>>>

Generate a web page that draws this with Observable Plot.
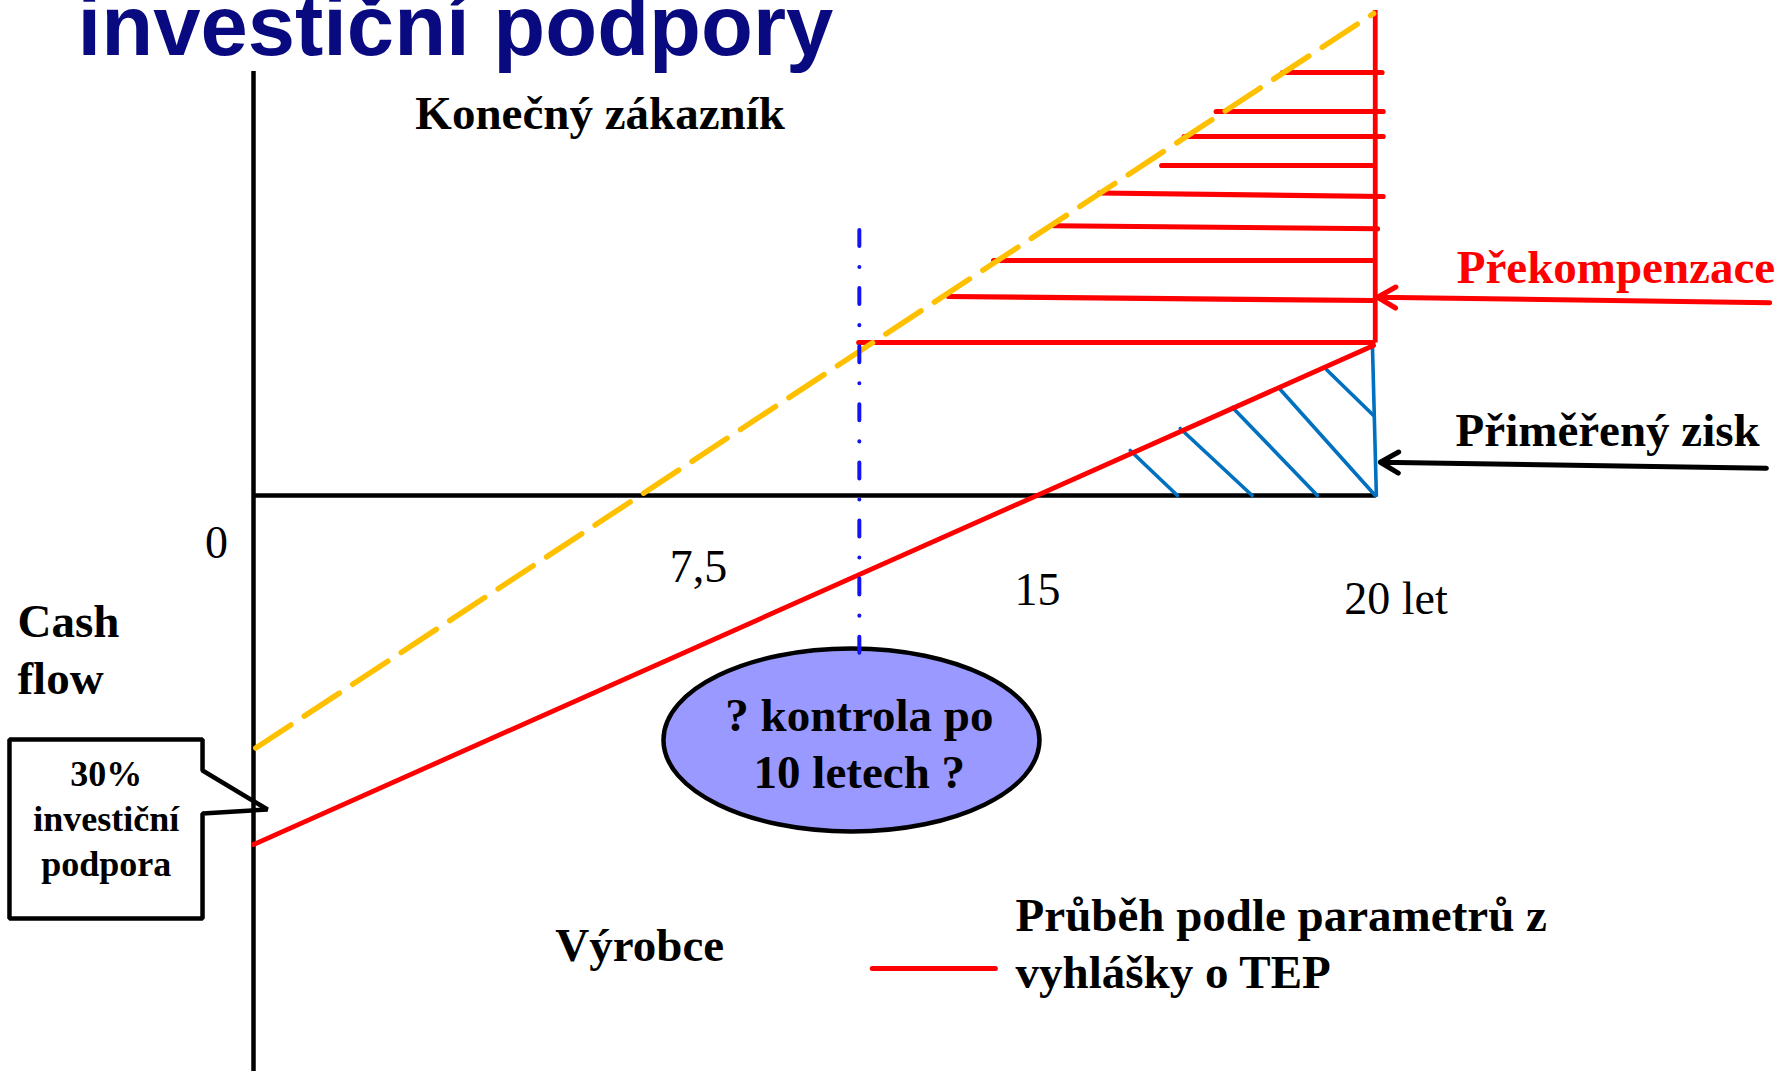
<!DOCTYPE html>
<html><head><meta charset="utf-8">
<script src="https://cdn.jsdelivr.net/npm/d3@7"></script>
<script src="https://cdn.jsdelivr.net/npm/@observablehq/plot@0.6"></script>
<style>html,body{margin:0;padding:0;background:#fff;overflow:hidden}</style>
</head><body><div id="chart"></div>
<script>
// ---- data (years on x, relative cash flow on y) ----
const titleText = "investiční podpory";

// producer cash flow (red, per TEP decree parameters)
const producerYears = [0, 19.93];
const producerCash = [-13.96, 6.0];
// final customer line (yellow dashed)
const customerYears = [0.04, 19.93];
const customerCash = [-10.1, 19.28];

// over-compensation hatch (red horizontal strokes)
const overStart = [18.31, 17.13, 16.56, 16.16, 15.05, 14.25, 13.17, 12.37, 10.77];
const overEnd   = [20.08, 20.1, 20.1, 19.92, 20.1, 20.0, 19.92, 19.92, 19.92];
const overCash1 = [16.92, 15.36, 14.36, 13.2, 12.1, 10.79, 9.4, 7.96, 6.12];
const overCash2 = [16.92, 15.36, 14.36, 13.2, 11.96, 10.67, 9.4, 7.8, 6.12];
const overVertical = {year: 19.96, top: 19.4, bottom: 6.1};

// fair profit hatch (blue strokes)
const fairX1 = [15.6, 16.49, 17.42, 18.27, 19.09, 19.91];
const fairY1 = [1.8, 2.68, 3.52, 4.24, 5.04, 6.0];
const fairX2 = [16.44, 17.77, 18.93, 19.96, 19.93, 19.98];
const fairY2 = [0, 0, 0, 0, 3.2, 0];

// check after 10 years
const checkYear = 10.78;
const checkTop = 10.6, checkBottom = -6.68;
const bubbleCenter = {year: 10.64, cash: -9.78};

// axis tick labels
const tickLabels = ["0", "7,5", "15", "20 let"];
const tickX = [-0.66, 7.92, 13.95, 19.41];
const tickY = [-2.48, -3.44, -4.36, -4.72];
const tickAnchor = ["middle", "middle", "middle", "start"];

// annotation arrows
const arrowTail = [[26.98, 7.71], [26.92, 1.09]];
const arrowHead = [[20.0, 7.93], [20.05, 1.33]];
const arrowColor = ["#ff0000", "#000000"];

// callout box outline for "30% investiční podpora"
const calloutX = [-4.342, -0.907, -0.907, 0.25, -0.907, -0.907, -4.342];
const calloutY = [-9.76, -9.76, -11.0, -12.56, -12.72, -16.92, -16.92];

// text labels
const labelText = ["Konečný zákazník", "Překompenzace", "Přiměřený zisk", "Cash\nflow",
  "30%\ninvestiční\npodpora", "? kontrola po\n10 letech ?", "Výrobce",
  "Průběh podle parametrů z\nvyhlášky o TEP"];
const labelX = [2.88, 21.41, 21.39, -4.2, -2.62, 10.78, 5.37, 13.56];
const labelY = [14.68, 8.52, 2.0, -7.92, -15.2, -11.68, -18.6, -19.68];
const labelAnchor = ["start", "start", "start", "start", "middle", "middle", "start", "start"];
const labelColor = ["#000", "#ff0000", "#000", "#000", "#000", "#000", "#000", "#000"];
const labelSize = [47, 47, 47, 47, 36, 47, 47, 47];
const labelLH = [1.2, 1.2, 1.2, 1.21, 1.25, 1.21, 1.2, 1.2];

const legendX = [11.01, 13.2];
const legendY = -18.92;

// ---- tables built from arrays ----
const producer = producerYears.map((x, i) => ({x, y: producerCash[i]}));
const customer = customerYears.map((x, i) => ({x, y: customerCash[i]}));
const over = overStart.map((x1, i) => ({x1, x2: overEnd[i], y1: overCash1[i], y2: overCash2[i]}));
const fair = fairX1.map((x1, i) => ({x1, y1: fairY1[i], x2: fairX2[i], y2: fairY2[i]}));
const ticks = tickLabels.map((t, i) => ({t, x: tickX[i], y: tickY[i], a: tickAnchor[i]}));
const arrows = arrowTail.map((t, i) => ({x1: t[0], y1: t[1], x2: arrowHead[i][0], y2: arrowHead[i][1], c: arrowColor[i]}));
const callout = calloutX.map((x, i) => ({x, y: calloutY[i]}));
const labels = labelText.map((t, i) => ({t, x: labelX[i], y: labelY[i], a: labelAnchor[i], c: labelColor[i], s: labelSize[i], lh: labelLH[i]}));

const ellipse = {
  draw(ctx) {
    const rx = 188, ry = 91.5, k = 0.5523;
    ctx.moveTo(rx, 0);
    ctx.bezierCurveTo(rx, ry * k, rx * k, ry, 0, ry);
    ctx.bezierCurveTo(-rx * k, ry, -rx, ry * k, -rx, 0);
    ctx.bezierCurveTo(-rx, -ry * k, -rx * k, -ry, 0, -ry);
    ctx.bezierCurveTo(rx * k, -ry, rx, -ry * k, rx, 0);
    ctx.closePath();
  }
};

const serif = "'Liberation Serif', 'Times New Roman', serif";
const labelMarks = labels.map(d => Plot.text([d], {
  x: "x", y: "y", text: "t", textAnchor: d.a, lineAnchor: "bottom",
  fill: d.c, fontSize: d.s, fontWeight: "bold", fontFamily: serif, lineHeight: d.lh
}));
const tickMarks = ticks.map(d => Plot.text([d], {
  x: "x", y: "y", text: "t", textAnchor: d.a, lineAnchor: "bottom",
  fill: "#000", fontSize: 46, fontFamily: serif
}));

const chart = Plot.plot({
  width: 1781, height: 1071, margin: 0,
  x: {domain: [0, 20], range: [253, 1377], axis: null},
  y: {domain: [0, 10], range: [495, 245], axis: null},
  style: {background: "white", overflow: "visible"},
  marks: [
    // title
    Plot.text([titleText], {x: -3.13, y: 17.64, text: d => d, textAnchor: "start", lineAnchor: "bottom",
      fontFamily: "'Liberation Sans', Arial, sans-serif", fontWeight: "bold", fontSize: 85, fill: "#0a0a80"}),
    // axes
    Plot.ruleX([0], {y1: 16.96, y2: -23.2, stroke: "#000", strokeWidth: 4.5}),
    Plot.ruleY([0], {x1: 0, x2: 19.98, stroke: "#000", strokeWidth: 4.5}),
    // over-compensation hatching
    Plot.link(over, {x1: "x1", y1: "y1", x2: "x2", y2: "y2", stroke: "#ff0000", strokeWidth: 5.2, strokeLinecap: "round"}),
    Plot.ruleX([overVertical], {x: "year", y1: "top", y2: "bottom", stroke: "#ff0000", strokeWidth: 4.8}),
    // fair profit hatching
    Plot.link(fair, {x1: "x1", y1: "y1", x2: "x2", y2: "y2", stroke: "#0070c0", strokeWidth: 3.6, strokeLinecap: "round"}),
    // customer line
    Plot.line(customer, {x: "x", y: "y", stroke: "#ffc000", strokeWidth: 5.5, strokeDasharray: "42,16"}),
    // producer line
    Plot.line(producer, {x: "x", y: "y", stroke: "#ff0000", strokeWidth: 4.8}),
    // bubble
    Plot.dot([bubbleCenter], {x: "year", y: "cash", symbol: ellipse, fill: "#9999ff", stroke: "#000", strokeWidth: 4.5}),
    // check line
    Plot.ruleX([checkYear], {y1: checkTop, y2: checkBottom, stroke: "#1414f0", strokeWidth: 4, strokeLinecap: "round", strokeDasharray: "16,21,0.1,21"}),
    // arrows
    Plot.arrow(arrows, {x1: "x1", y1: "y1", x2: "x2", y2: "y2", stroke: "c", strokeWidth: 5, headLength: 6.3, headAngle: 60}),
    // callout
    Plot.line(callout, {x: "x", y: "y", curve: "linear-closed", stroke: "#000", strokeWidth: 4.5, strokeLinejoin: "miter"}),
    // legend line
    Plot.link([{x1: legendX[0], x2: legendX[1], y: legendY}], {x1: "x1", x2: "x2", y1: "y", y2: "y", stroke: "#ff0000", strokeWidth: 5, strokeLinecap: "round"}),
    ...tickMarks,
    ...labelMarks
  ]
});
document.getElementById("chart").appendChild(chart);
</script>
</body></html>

<<<

## Task to complete:
Pictures stay out. Print the data exactly, from its first line through the line containing "const customerCash = [-10.1, 19.28];".

## The result:
Generate a web page that draws this with Observable Plot.
<!DOCTYPE html>
<html><head><meta charset="utf-8">
<script src="https://cdn.jsdelivr.net/npm/d3@7"></script>
<script src="https://cdn.jsdelivr.net/npm/@observablehq/plot@0.6"></script>
<style>html,body{margin:0;padding:0;background:#fff;overflow:hidden}</style>
</head><body><div id="chart"></div>
<script>
// ---- data (years on x, relative cash flow on y) ----
const titleText = "investiční podpory";

// producer cash flow (red, per TEP decree parameters)
const producerYears = [0, 19.93];
const producerCash = [-13.96, 6.0];
// final customer line (yellow dashed)
const customerYears = [0.04, 19.93];
const customerCash = [-10.1, 19.28];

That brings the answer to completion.